A Look At the New Argumentative Theory of Reasoning
In one of my previous posts, a reader asked about a new theory called Argumentative Theory or Argumentative Reasoning. I thought it would be helpful and enlightening for some if I posted the basics of this theory. Although this theory meshes well with older concepts such as confirmation bias, the theory in itself was just recently published in Behavioral and Brain Sciences in an article written by Hugo Mercier and Dan Sperber titled “Why Do Humans Reason? Arguments for an Argumentative Theory.” I do not necessarily endorse this theory. I merely provide information as food for thought.
The theory states that humans reason not to discover truth or work toward that end goal, but rather to win arguments. Reasoning therefore may not seem “reasonable” at all – it can be very irrational and actually lead people further away from what we normally would consider rational. This is where the theory meshes nicely with confirmation bias. Confirmation bias states that people will alter information to fit their prior beliefs, sometimes forgetting information that is inconsistent with their beliefs or exaggerating information that is consistent with their beliefs. With Argumentative Theory, people may be doing the same thing for the same purpose – to hold fast to their beliefs and make the world around them conform to those beliefs. This theory challenges the idea that reasoning should lead to better decisions.

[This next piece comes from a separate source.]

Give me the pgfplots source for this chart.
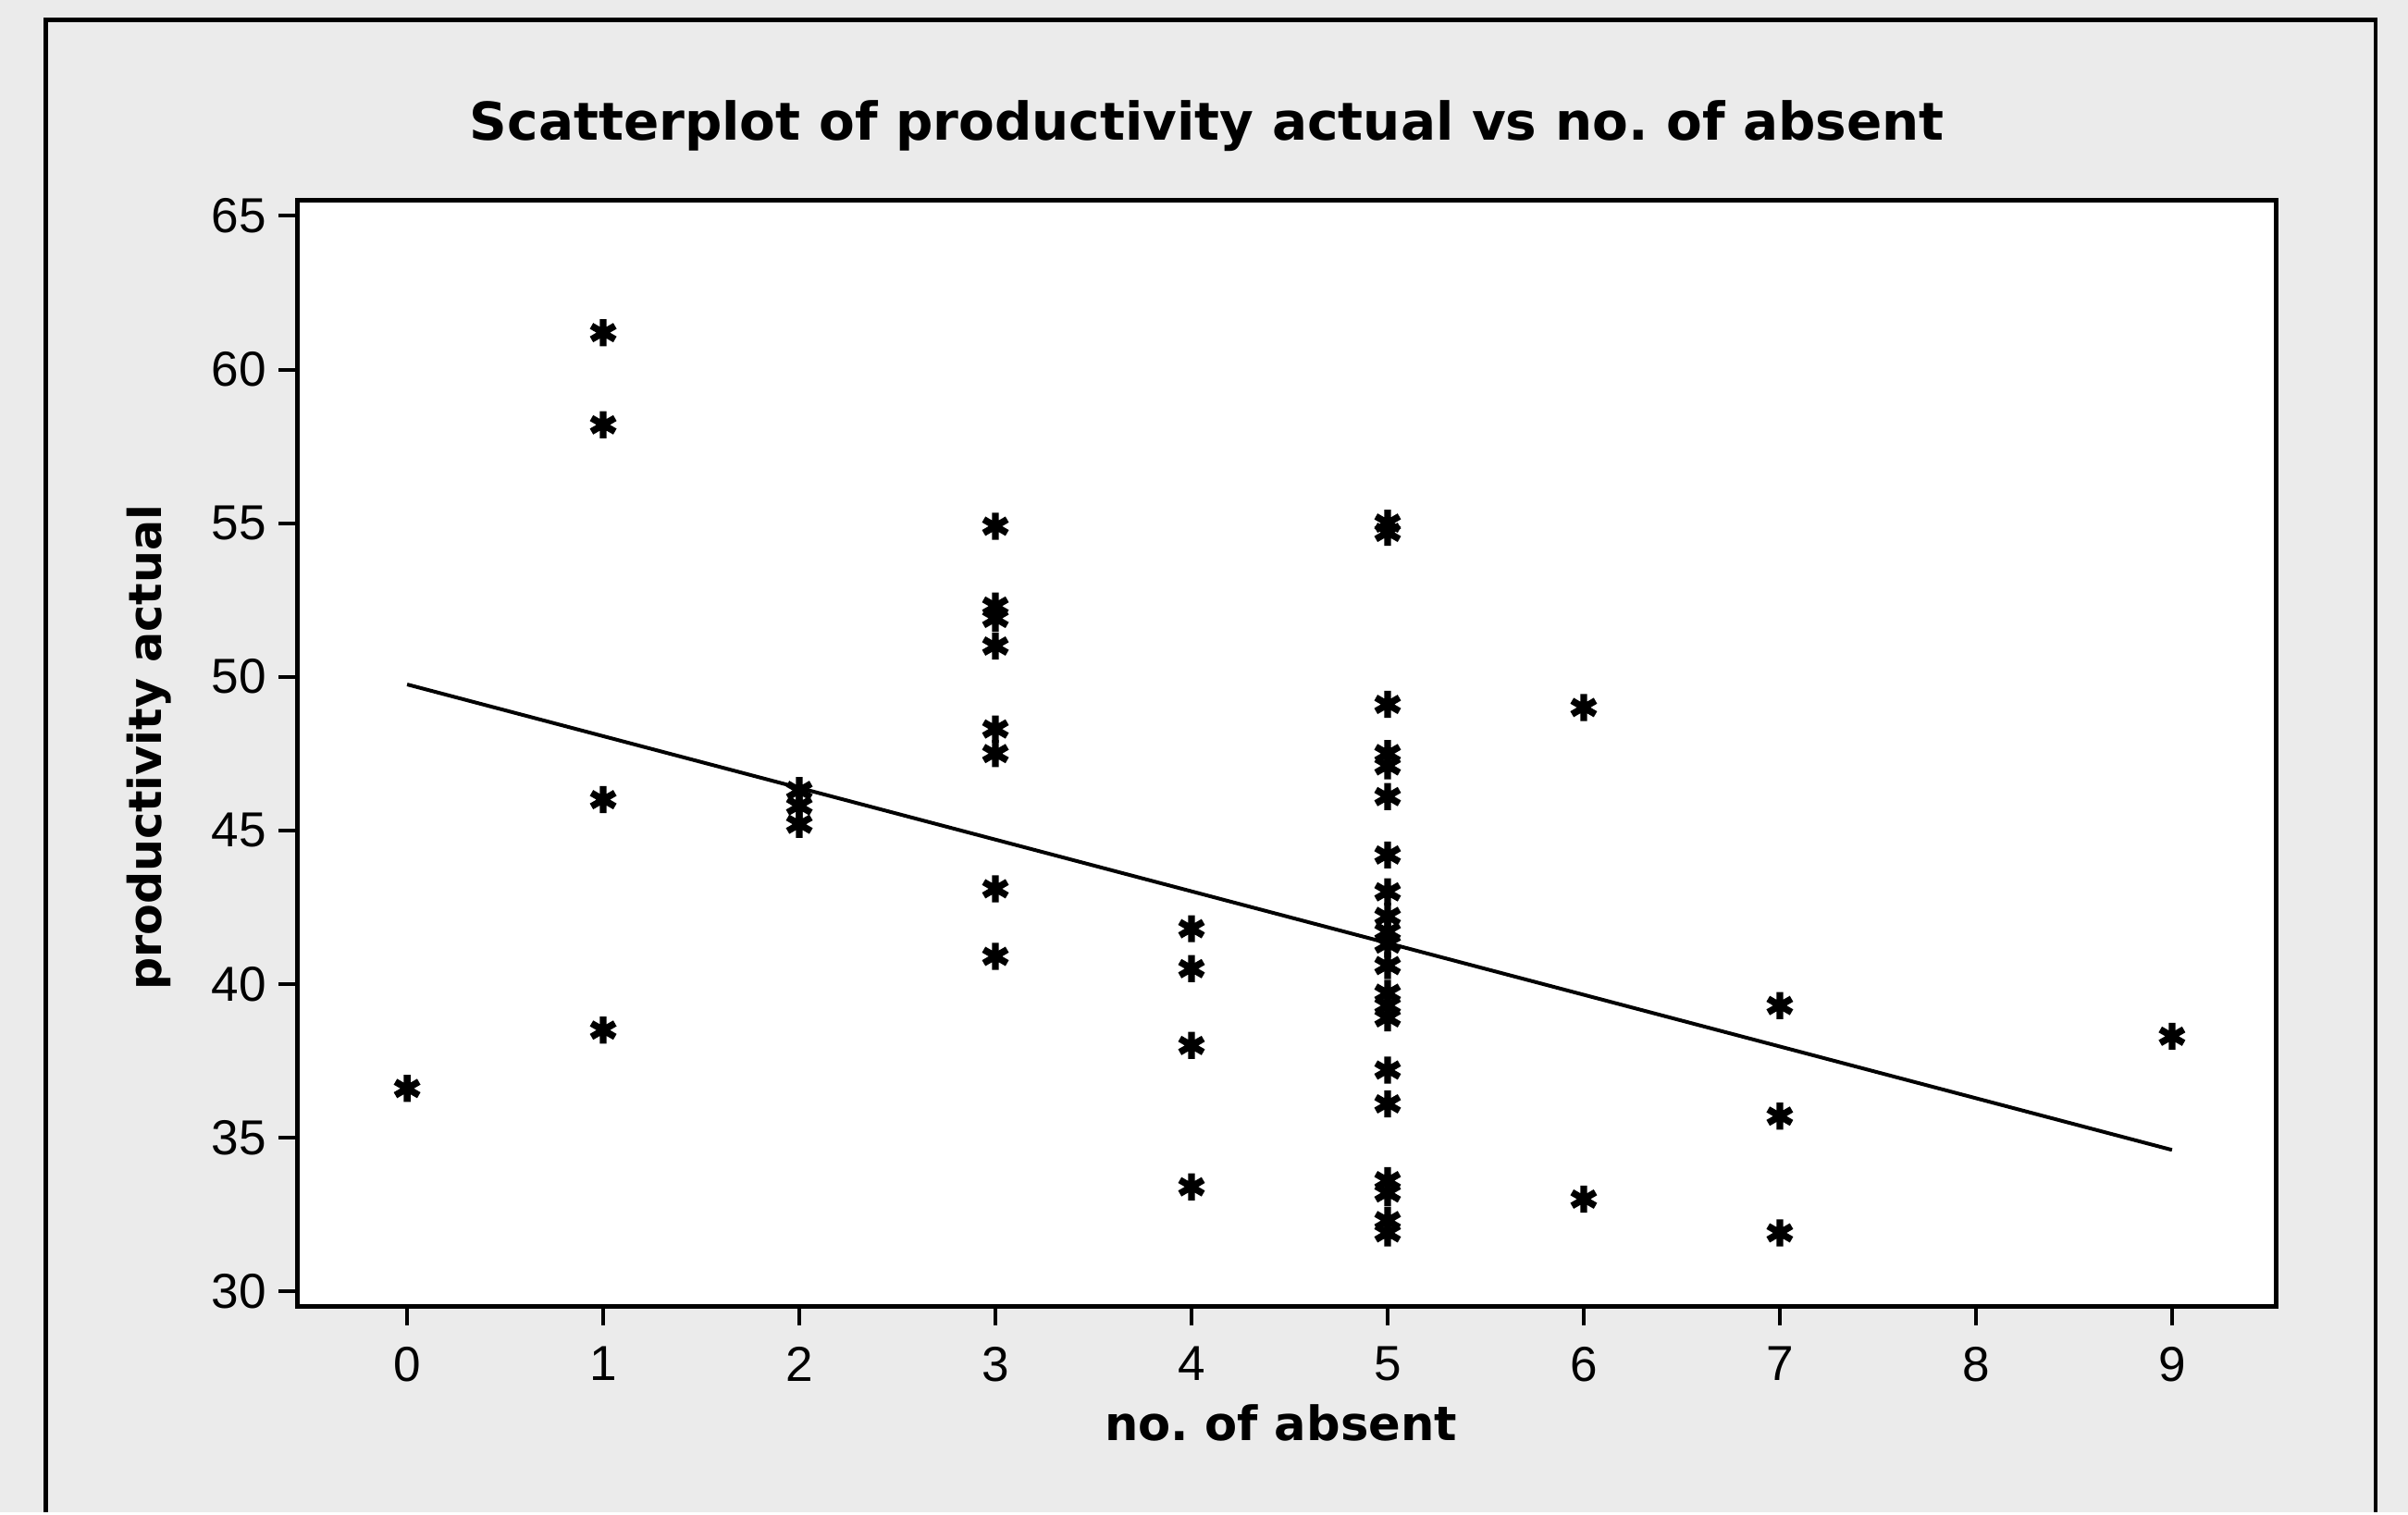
\documentclass[border=0pt]{standalone}
\usepackage{pgfplots}
\pgfplotsset{compat=1.18}
\usepackage{fontspec}
\setmainfont{Liberation Sans}
\newfontfamily\lblfont{DejaVu Sans}
\frenchspacing

\pgfplotstableread{
x y
0 36.6
1 61.2
1 58.2
1 46.0
1 38.5
2 46.3
2 45.8
2 45.2
3 54.9
3 52.3
3 51.9
3 51.0
3 48.3
3 47.5
3 43.1
3 40.9
4 41.8
4 40.5
4 38.0
4 33.4
5 55.0
5 54.7
5 49.1
5 47.5
5 47.1
5 46.1
5 44.2
5 43.0
5 42.2
5 41.7
5 41.3
5 40.6
5 39.7
5 39.3
5 38.9
5 37.2
5 36.1
5 33.6
5 33.2
5 32.3
5 31.9
6 49.0
6 33.0
7 39.3
7 35.7
7 31.9
9 38.3
}\absentdata

\begin{document}
\begin{tikzpicture}
\fill[black!8] (0,0) rectangle (392pt,246.25pt);
\draw[line width=0.7pt] (7.5pt,0) -- (7.5pt,243pt) -- (386.75pt,243pt) -- (386.75pt,0);
\begin{axis}[
  at={(48.4pt,33.5pt)}, anchor=south west,
  scale only axis, width=322.1pt, height=180.1pt,
  xmin=-0.56, xmax=9.53, ymin=29.5, ymax=65.5,
  xtick={0,1,...,9}, ytick={30,35,...,65},
  xtick pos=bottom, ytick pos=left,
  tick align=outside, major tick length=3pt,
  tick style={black, line width=0.6pt},
  axis line style={line width=0.7pt},
  axis background/.style={fill=white},
  tick label style={font=\fontsize{8}{9}\selectfont},
  yticklabel style={xshift=1.5pt},
  /pgf/number format/assume math mode=true,
  clip=false,
]
\addplot[only marks, mark=asterisk, mark size=2.2pt, line width=1.1pt, black] table[x=x,y=y] {\absentdata};
\addplot[black, line width=0.6pt] coordinates {(0,49.75) (9,34.6)};
\end{axis}
\node[font=\lblfont\bfseries\fontsize{8.5}{10}\selectfont, anchor=base] at (196.5pt,223.4pt) {Scatterplot of productivity actual vs no. of absent};
\node[font=\lblfont\bfseries\fontsize{7.7}{9}\selectfont, anchor=base] at (208.5pt,11.75pt) {no. of absent};
\node[font=\lblfont\bfseries\fontsize{7.4}{9}\selectfont, rotate=90] at (24.25pt,124.5pt) {productivity actual};
\end{tikzpicture}
\end{document}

The theory also meshes well with other evolutionary theories such as those espoused by David Ball in his book, Reptile or Rapaille’s Culture Code. Under Argumentative Theory, the evolutionary reason for reasoning is to help us convince others of our arguments and to be on guard when others try to convince us of theirs. This is a self-preservation mechanism. If your view of the world is wrong and you are making decisions based on that view, then you are in danger. If you can convince others that your view is correct, however, you are safe.

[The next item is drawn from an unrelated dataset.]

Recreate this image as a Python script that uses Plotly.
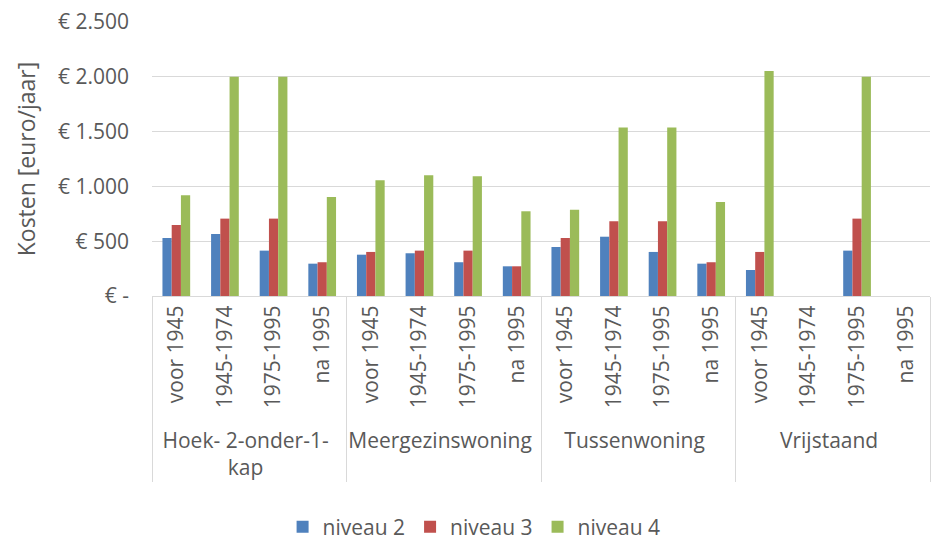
import plotly.graph_objects as go

groups = ["Hoek- 2-onder-1-<br>kap", "Meergezinswoning", "Tussenwoning", "Vrijstaand"]
periods = ["voor 1945", "1945-1974", "1975-1995", "na 1995"]

niveau2 = [529, 566, 414, 295,   377, 390, 308, 271,   447, 541, 402, 295,   237, None, 414, None]
niveau3 = [648, 706, 706, 308,   402, 414, 414, 271,   529, 682, 682, 308,   402, None, 706, None]
niveau4 = [919, 2000, 2000, 904, 1056, 1102, 1093, 773, 788, 1537, 1537, 858, 2052, None, 2000, None]

series_names = ["niveau 2", "niveau 3", "niveau 4"]
colors = ["#4F81BD", "#C0504D", "#9BBB59"]

ytick_vals = [0, 500, 1000, 1500, 2000, 2500]
ytick_text = ["€ -", "€ 500", "€ 1.000", "€ 1.500", "€ 2.000", "€ 2.500"]

x_outer = [g for g in groups for _ in periods]
x_inner = [p for _ in groups for p in periods]

fig = go.Figure()
for name, vals, col in zip(series_names, [niveau2, niveau3, niveau4], colors):
    fig.add_trace(go.Bar(x=[x_outer, x_inner], y=vals, name=name,
                         marker=dict(color=col, line=dict(width=0))))

font_col = "#595959"
FONT = "Open Sans, sans-serif"
fig.update_layout(
    width=933, height=540,
    margin=dict(l=152, r=3, t=22, b=244, autoexpand=False),
    paper_bgcolor="white", plot_bgcolor="white",
    font=dict(family=FONT, size=20, color=font_col),
    barmode="group", bargap=0.43, bargroupgap=0,
    showlegend=True,
    legend=dict(orientation="h", x=0.414, xanchor="center",
                y=-0.843, yanchor="middle",
                font=dict(family=FONT, size=21, color=font_col),
                itemwidth=30, traceorder="normal"),
)
fig.update_yaxes(range=[0, 2500], tickvals=ytick_vals, ticktext=ytick_text,
                 showgrid=True, gridcolor="#D9D9D9", gridwidth=1, zeroline=False,
                 showline=False, ticks="", automargin=False, ticklabelstandoff=22,
                 title=dict(text="Kosten [euro/jaar]", font=dict(family=FONT, size=23, color=font_col)),
                 tickfont=dict(family=FONT, size=21, color=font_col))
fig.update_xaxes(type="multicategory", tickangle=-90, showline=True, linecolor="#D9D9D9",
                 showdividers=True, dividercolor="#D9D9D9", dividerwidth=1, automargin=False,
                 ticks="outside", ticklen=17, tickcolor="rgba(0,0,0,0)",
                 tickfont=dict(family=FONT, size=21, color=font_col), showgrid=False)

fig.write_html("out.html", post_script="document.body.style.margin='0';",
               config={"displayModeBar": False})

Putting the theory into practice for trail strategy purposes, you need to be aware of the pre-existing beliefs of your jurors. Try to make the case fit within those beliefs. Read Rapaille’s book and understand what codes are associated with various people or things within our society. Run focus groups and find out what jurors think about topics associated with your case. If jurors believe that doctors are caring, competent people, then show that you agree with those views and then show how the defendant doctor did not conform to those ideals. Contrast what the defendant doctor did with how other doctors acted.
Realize that jurors are going to argue to keep their world consistent. Work within that consistency and you will do a much better job at “arguing.”